Suppliers Bargaining Power
Brighthouse depends on quota-share and excess-of-loss treaties to transfer mortality and longevity risk, making pricing and product capacity sensitive to reinsurer terms. Concentration among top reinsurers—roughly half of global capacity held by the five largest players—can push higher collateral and tighter terms. Hard markets after 2023 storms raised reinsurance pricing about 15–25% into 2024, giving reinsurers episodic leverage over treaty cost and structure.
Asset managers (BlackRock $10.3 trillion AUM in 2023), banks, and derivative dealers supply investment sources and hedges for annuity guarantees, concentrating supply and raising pricing power. In volatile or illiquid markets spreads and collateral terms move against insurers, and counterparty credit thresholds plus documentation (ISDA/CSA) limit hedging flexibility. Supplier power rises materially when hedging GMxB guarantees, especially given dealer concentration (top dealers handle over 70% of OTC swap flow).
Core policy admin, actuarial software, and data analytics for Brighthouse are concentrated and costly to replace, so vendor lock-in and integration complexity materially raise switching costs; in 2024 rising regulatory and digital demands increased dependence on cyber, cloud hosting and RegTech providers, whose bargaining power grew as many contracts embedded pricing escalators tied to usage and compliance needs.
Distribution intermediaries as quasi-suppliers
Independent broker-dealers, banks, and IMOs act as quasi-suppliers for Brighthouse by controlling advisor and client access; approximately 60% of U.S. annuity distribution flows through these channels (LIMRA 2023–24). They can demand higher commission grids, marketing allowances, and product features, and limited shelf space creates pay-to-play dynamics that raise Brighthouse’s acquisition costs and concessions.

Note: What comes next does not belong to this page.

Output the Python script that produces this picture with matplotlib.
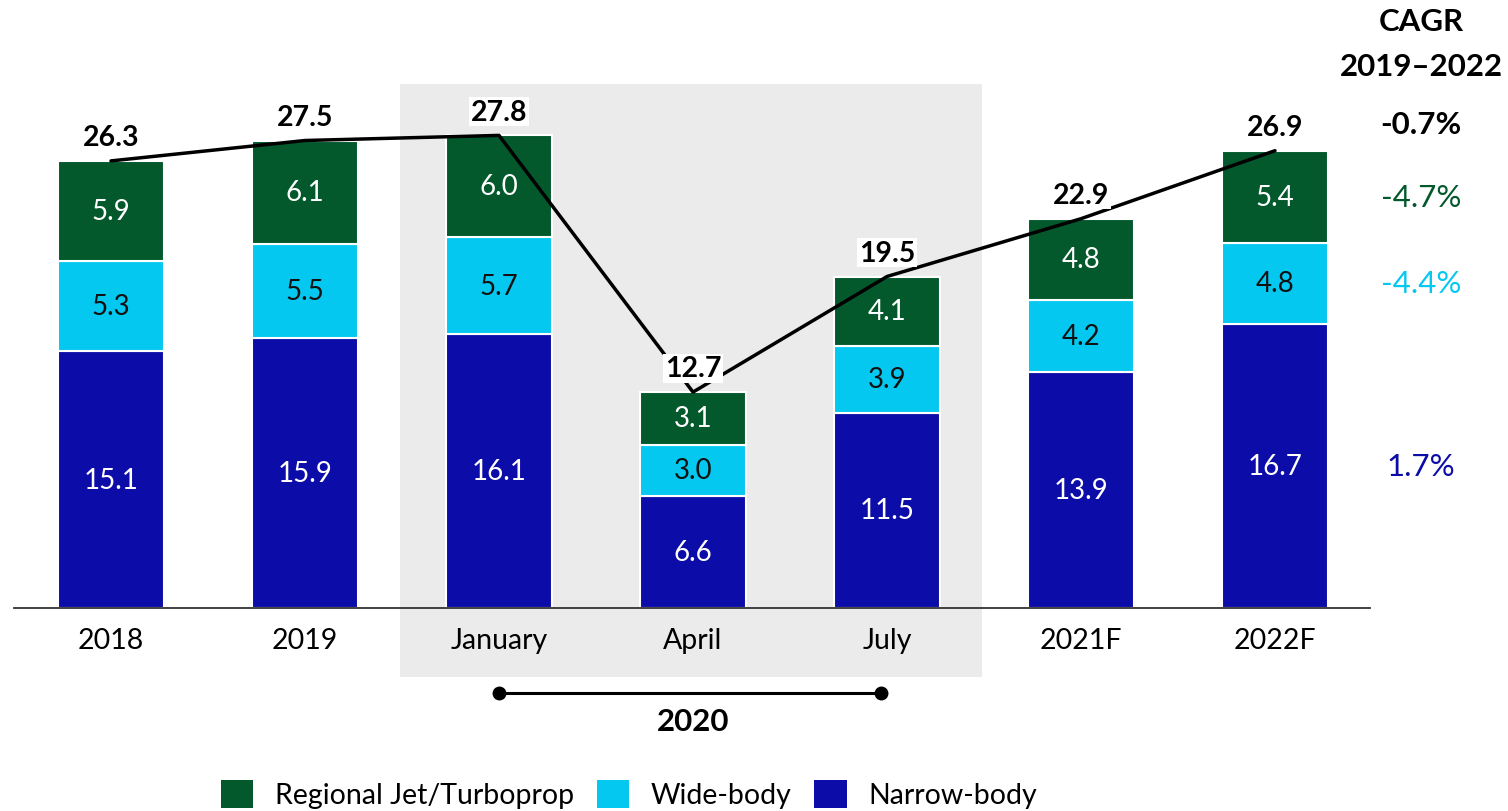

- Distribution control: broker-dealers/banks/IMOs ≈60%
- Higher commission grids and marketing allowances
- Limited shelf space → pay-to-play
- Raises acquisition costs and concessions
Specialized talent and rating agencies
Actuarial, ALM, and risk talent is scarce, pushing compensation and retention costs higher; BLS data shows median actuary pay around $111,030 (May 2023), reflecting tight labor markets that press insurer margins. Rating agencies (S&P, Moody's, Fitch) shape capital and product decisions—ratings criteria can force capital injections or product redesigns to sustain distribution and pricing power, giving agencies indirect supplier leverage over Brighthouse strategy.
- Talent scarcity: higher comp and turnover
- Median actuary pay: $111,030 (May 2023, BLS)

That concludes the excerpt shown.